- The unveiling took place last Friday, September 20, during a special service at the NTCG Harvest Temple in Wolverhampton.
- Dr. Lyseight is the first person of the Wolverhampton ethnic minority community to receive the prestigious honour.
- Dr. Lyseight devoted his efforts to supporting the black community in their attempts to practise their faith.
A Blue Plaque has been unveiled in the city of Wolverhampton, England, in honour of the late Jamaican Rev. Dr. Oliver A. Lyseight, a founding member of the New Testament Church of God (NTCG) in Britain.
The unveiling took place last Friday, September 20, during a special service at the NTCG Harvest Temple in Wolverhampton.
A Blue Plaque is a permanent sign installed in a public place in the United Kingdom (UK) to commemorate a link between that location and a famous person or event, serving as an historical marker.
Dr. Lyseight is the first person of the Wolverhampton ethnic minority community to receive the prestigious honour.
“I am very proud that it is a Jamaican of the calibre of Bishop Lyseight, who will become the first citizen from the local black and minority ethnic community in Wolverhampton to be recognised with a Blue Plaque,” said Jamaica’s High Commissioner to the UK, Her Excellency Aloun Ndombet-Assamba, who was the special guest at the ceremony.
“He is indeed worthy of the honour,” she added. “His life, his work and his achievements are inspirational and should serve as a guide, not only to the Jamaican and Caribbean community, but also to the wider society. Bishop Lyseight was truly a great Black Briton, a great Jamaican and a great person,” the High Commissioner added.
The date of the unveiling coincides with the establishment of the first meeting of the church in Wolverhampton exactly 60 years ago. When faced with racism,
Dr. Lyseight devoted his efforts to supporting the black community in their attempts to practise their faith. The New Testament Church of God now has 107 branches across the UK.
Other speakers included the Administrative Bishop of the NTCG, Dr. Eric Brown; and Rev. Millicent Brown, who paid special tribute to Rose Lyseight, the widow of Dr. Lyseight.
Local Member of Parliament, Emma Reynolds, also read a special tribute from the leader of the British Labour Party, Ed Millerand.

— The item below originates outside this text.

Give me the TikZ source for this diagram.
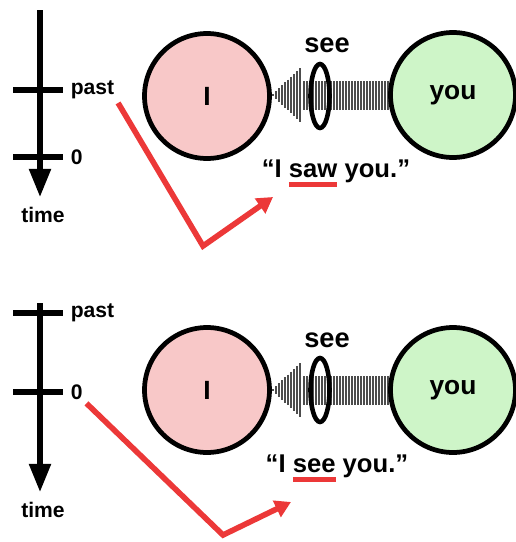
\documentclass[tikz,border=0pt]{standalone}
\usepackage{fontspec}
\setmainfont{Liberation Sans}
\usepackage{tikz}
\usetikzlibrary{arrows.meta, positioning, shapes.geometric}

\definecolor{redarrow}{RGB}{236,56,56}
\definecolor{mepink}{RGB}{248,200,200}
\definecolor{yougreen}{RGB}{206,245,200}

% red bar under one word of the sentence
\newcommand{\redword}[1]{\setbox0\hbox{#1}\rlap{\color{redarrow}\rule[-5.9pt]{\wd0}{2.8pt}}#1}

\tikzset{
  person/.style={circle, draw=black, line width=2.7pt, minimum size=2.5cm,
                 font=\fontsize{15}{16}\selectfont\bfseries},
  lens/.style={ellipse, draw=black, line width=2.6pt, minimum width=0.38cm,
               minimum height=1.28cm, inner sep=0pt},
  tick/.style={line width=2.9pt},
  ticklabel/.style={anchor=west, inner sep=2pt, font=\fontsize{12}{14}\selectfont\bfseries},
  seelabel/.style={font=\fontsize{15.5}{17}\selectfont\bfseries},
  saying/.style={anchor=base, font=\fontsize{14.6}{16}\selectfont\bfseries},
  ray/.style={black!70, line width=0.75pt},
  pointer/.style={draw=redarrow, line width=3.2pt, line join=miter,
                  -{Triangle[width=10pt,length=9pt]}}
}

\begin{document}
\begin{tikzpicture}[x=0.02cm, y=-0.02cm]
    \useasboundingbox (0,0) rectangle (515,542);

    % ---------- upper panel: I saw you ----------
    % time axis
    \coordinate (top1) at (40,10);
    \coordinate (end1) at (40,197);
    \draw[tick, -{Triangle[width=12pt,length=16pt]}] (top1) -- (end1);
    \draw[tick] (13,90) -- (63,90);
    \draw[tick] (13,157) -- (63,157);
    \node[ticklabel] (past1) at (67,90) {past};
    \node[ticklabel] (zero1) at (67,157) {0};
    \node[font=\fontsize{12}{14}\selectfont\bfseries] (time1) at (43,215) {time};

    % light going from you to me
    \foreach \x in {273,276,...,300} {
      \pgfmathsetmacro{\h}{27*(\x-272)/28}
      \draw[ray] (\x,{95-\h}) -- (\x,{95+\h});
    }
    \foreach \x in {304,307,...,392}
      \draw[ray] (\x,81) -- (\x,110);

    \node[person, fill=mepink] (me1) at (207,96) {I};
    \node[person, fill=yougreen] (you1) at (453,95) {you};
    \node[lens] (lens1) at (320,96) {};
    \node[seelabel] (see1) at (327,45) {see};
    \node[saying] (quote1) at (336,177) {“I \redword{saw} you.”};

    % from the past tick to the sentence
    \coordinate (bend1) at (203,246);
    \coordinate (tip1) at (273,197);
    \draw[pointer] (past1.south east) -- (bend1) -- (tip1);

    % ---------- lower panel: I see you ----------
    % time axis
    \coordinate (top2) at (40,303);
    \coordinate (end2) at (40,492);
    \draw[tick, -{Triangle[width=12pt,length=16pt]}] (top2) -- (end2);
    \draw[tick] (13,313) -- (63,313);
    \draw[tick] (13,392) -- (63,392);
    \node[ticklabel] (past2) at (67,313) {past};
    \node[ticklabel] (zero2) at (67,392) {0};
    \node[font=\fontsize{12}{14}\selectfont\bfseries] (time2) at (43,510) {time};

    % light going from you to me
    \foreach \x in {273,276,...,300} {
      \pgfmathsetmacro{\h}{27*(\x-272)/28}
      \draw[ray] (\x,{390-\h}) -- (\x,{390+\h});
    }
    \foreach \x in {304,307,...,392}
      \draw[ray] (\x,376) -- (\x,405);

    \node[person, fill=mepink] (me2) at (207,390) {I};
    \node[person, fill=yougreen] (you2) at (453,390) {you};
    \node[lens] (lens2) at (320,390) {};
    \node[seelabel] (see2) at (327,340) {see};
    \node[saying] (quote2) at (337,472) {“I \redword{see} you.”};

    % from the 0 tick to the sentence
    \coordinate (bend2) at (223,535);
    \coordinate (tip2) at (291,502);
    \draw[pointer] (zero2.south east) -- (bend2) -- (tip2);
\end{tikzpicture}
\end{document}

The Blue Plaque was spearheaded by Councillor Patrick Vernon, who made the case to the Wolverhampton Civic and Historical Society.
Dr. Lyseight was born in Claremont, Hanover, in 1919. He was the fourth of 12 children. He began his Ministry work in Jamaica in 1941 and after working as a War Food Administration Worker in the United States during World War II, he returned to continue his Ministry work in Jamaica. He became a Licensed Minister in 1946.
Dr. Lyseight went to Britain in 1951. He died in 2006 after a long illness.